Pacific Biosciences, the Menlo Park, CA-based company developing faster and cheaper gene sequencing technology, has filed a regulatory prospectus in which it says it hopes to raise as much as $200 million through an IPO.
The PacBio investors who stand to gain the most from an IPO are Mohr Davidow Ventures (12 percent ownership), Kleiner Perkins Caufield & Byers (9.7 percent), Maverick Capital (9.1 percent), and San Diego-based Gen-Probe (8.6 percent).
Founded in July 2000, PacBio has accumulated a deficit of $255 million through June 30, and still had about $139 million in cash and investments on that date, according to the filing. If the company can entice enough public investors to buy into what it’s selling, PacBio would begin trading under the symbol (NASDAQ: PACB). The IPO underwriters include JP Morgan, Morgan Stanley, Deutsche Bank, and Piper Jaffray.

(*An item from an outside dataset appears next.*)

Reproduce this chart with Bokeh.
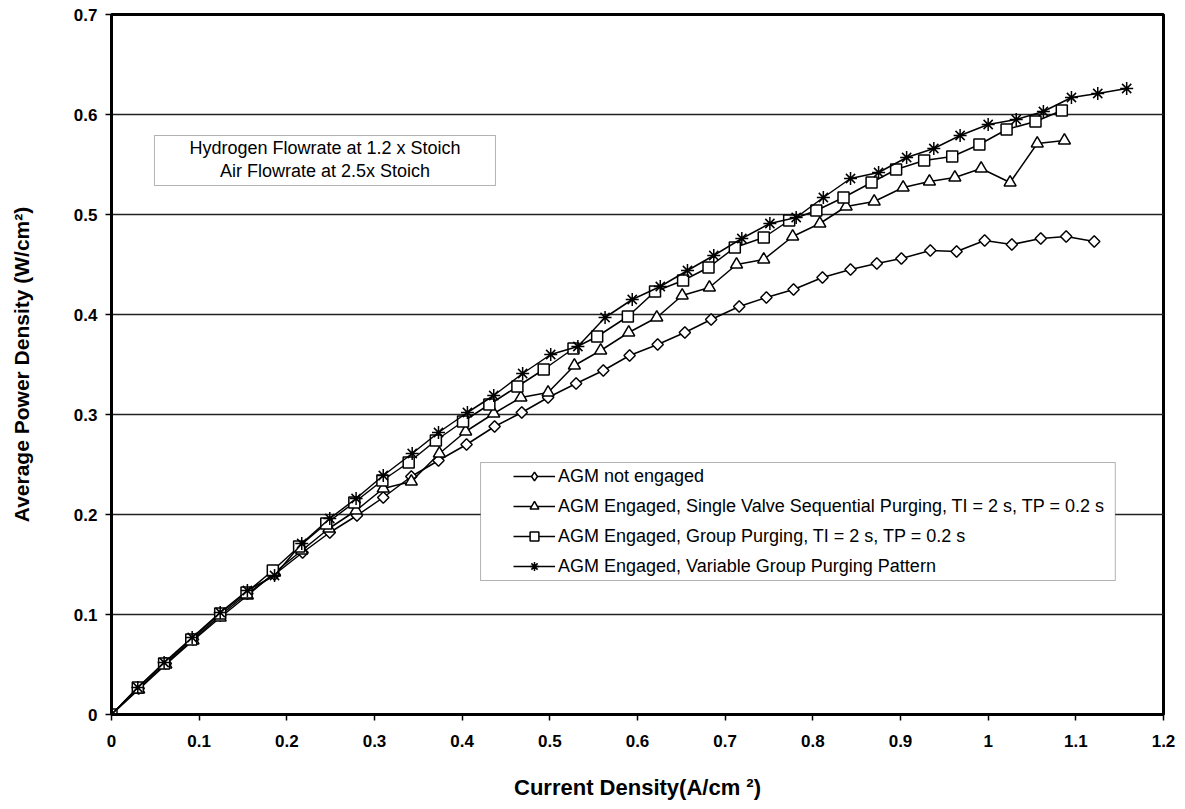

The big idea at PacBio, which I described last month when the company said it raised $109 million in venture capital, is to develop new gene sequencing instruments with enough horsepower to deliver the complete genome sequence from a human being in about 15 minutes and for a few hundred dollars. If this can be done on commercial scale, it would be a stunning advance, given the original Human Genome Project took 13 years and cost $3 billion, as PacBio points out in its prospectus.
Making sequencing cheaper and more accessible could enable researchers to run all sorts of experiments exploring the subtle variations in DNA that make people different, and better understand which differences in genetic coding are related to disease and wellness. San Diego-based Gen-Probe invested in PacBio’s technology to turn it into a diagnostic tool.
Given all the new things researchers can do with fast and cheap sequencing, PacBio is betting that the market for its tools will boom. The company, in its IPO prospectus, says the DNA sequencing market is expected to grow from $1.2 billion in 2009 to more than $3.6 billion by 2014, citing figures from Scientia Advisors, a market research and product development consulting firm. PacBio, of course, isn’t the only company with its sights on better/faster/cheaper gene sequencing, as it competes with the likes of Illumina (NASDAQ: ILMN), Life Technologies (NASDAQ: LIFE), Complete Genomics, and others. We’ll be watching to see if PacBio can pull off this big IPO and get more resources for its ambitious idea.